In Eastern thought the universe is more dynamic and relational in character, not the static universe of Augustine. As creatures revealed to be created in the Image and Likeness of God, we have the supreme role in the cosmic drama as microcosm and mediator bringing together the physical and spiritual universe, in which we truly become “gods” as God himself became man, that the material world becomes full of God’s divine Energies through our responsibility as “cosmic priests”. This is most clearly seen in the Sacrament of the Eucharist.

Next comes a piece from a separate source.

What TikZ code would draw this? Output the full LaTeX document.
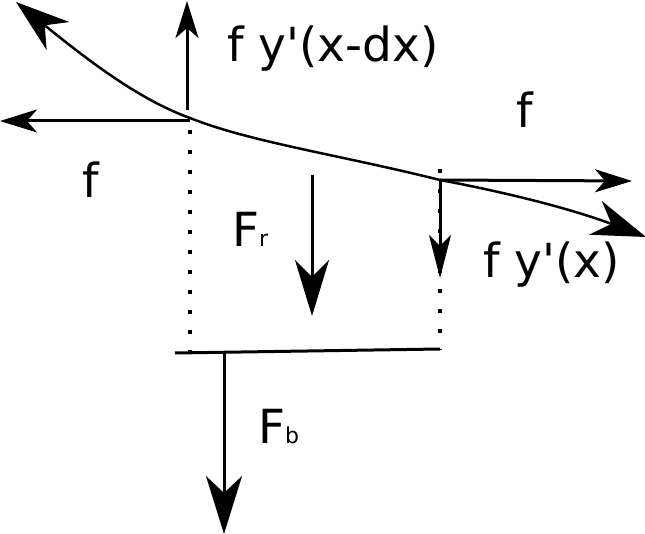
\documentclass[tikz,border=0pt]{standalone}
\usepackage{fontspec}
\setmainfont{DejaVu Sans}
\usetikzlibrary{arrows.meta}
\begin{document}
\begin{tikzpicture}[x=1pt,y=-1pt,
  force/.style={line width=3pt,-{Stealth[length=37pt,width=23pt,inset=10pt]}},
  bigforce/.style={line width=3pt,-{Stealth[length=56pt,width=34pt,inset=17pt]}},
  dots/.style={line width=4pt,dash pattern=on 4pt off 16pt},
  lbl/.style={inner sep=0pt,font=\fontsize{47}{53}\selectfont}]
\useasboundingbox (0,0) rectangle (645,534);
% key points
\coordinate (L) at (190,118);
\coordinate (R) at (440,180);
\coordinate (Ltip) at (16,2);
\coordinate (Rtip) at (646,237);
% dotted verticals
\draw[dots] (190,130) -- (190,356);
\draw[dots] (440,169) -- (440,350);
% string curve with arrow ends
\draw[line width=2.5pt,{Stealth[length=54pt,width=36pt,inset=17pt]}-{Stealth[length=54pt,width=36pt,inset=17pt]}]
  (Ltip) .. controls (90,62) and (140,100) .. (L)
  .. controls (250,142) and (340,155) .. (R)
  .. controls (520,195) and (580,212) .. (Rtip);
% forces at left end
\coordinate (Lup) at (187,1);
\coordinate (Lleft) at (0,121);
\draw[force] (187,110) -- (Lup);
\draw[force] (190,121) -- (Lleft);
% forces at right end
\coordinate (Rright) at (632,181);
\coordinate (Rdown) at (440,278);
\draw[force] (R) -- (Rright);
\draw[force,-{Stealth[length=43pt,width=22pt,inset=11pt]}] (R) -- (Rdown);
% bottom bar
\coordinate (BL) at (175,353);
\coordinate (BR) at (440,349);
\draw[line width=3pt] (BL) -- (BR);
% F_r and F_b
\coordinate (Frs) at (312,175);
\coordinate (Fre) at (312,316);
\draw[bigforce] (Frs) -- (Fre);
\coordinate (Fbs) at (224,351);
\coordinate (Fbe) at (224,534);
\draw[bigforce,-{Stealth[length=58pt,width=36pt,inset=17pt]}] (Fbs) -- (Fbe);
% labels
\node[lbl,anchor=base west] (t1) at (227,62) {f y\textquotesingle(x-dx)};
\node[lbl,anchor=base west] (t2) at (516,128) {f};
\node[lbl,anchor=base west] (t3) at (82,198) {f};
\node[lbl,anchor=base west] (t4) at (483,278) {f y\textquotesingle(x)};
\node[lbl,anchor=base west] (t5) at (232,247) {F{\fontsize{22}{26}\selectfont r}};
\node[lbl,anchor=base west] (t6) at (258,443) {F{\fontsize{22}{26}\selectfont b}};
\end{tikzpicture}
\end{document}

The bread and wine are symbols of the true reality. God is there! Christ is on the altar, ready for our consumption. We all partake of the One Body becoming one with God and with each other. The Eucharist cannot occur with out the presence of a community. It is done “for the life of the world” as the Liturgy says, not merely for the clergy or the Christian community. It is in Communion, this Eschatological moment that not only recalls the past but done in antcipation of the final moment when all is in God and God is in all. God fully infuses himself in us during communion, when we are among our brothers and sisters in Christ. As my friend Jeremy has stated on his blog: “The condemned temporal, the dust, has been graced with its original purpose, that of restored relation, if all of life is found, again, as being in relation to God (as reclaimed by the incarnate Christ, ontologically/essentially) then life may be received as grace, as sacrament, and Christ may be known as the substance of sustenance for humanity.”
Until that final eschatological moment (billions of years in the future) when the Universe either ends in a Big Crunch of drifts slowly aprart, when God will resurrect this creation, and imbue it with his Energies as Christ was illumined on Mount Tabor, we see a glimpse of it in the Eucharist. Indeed, as Pope Bendict has said “Every Eucharist is a Parousia!”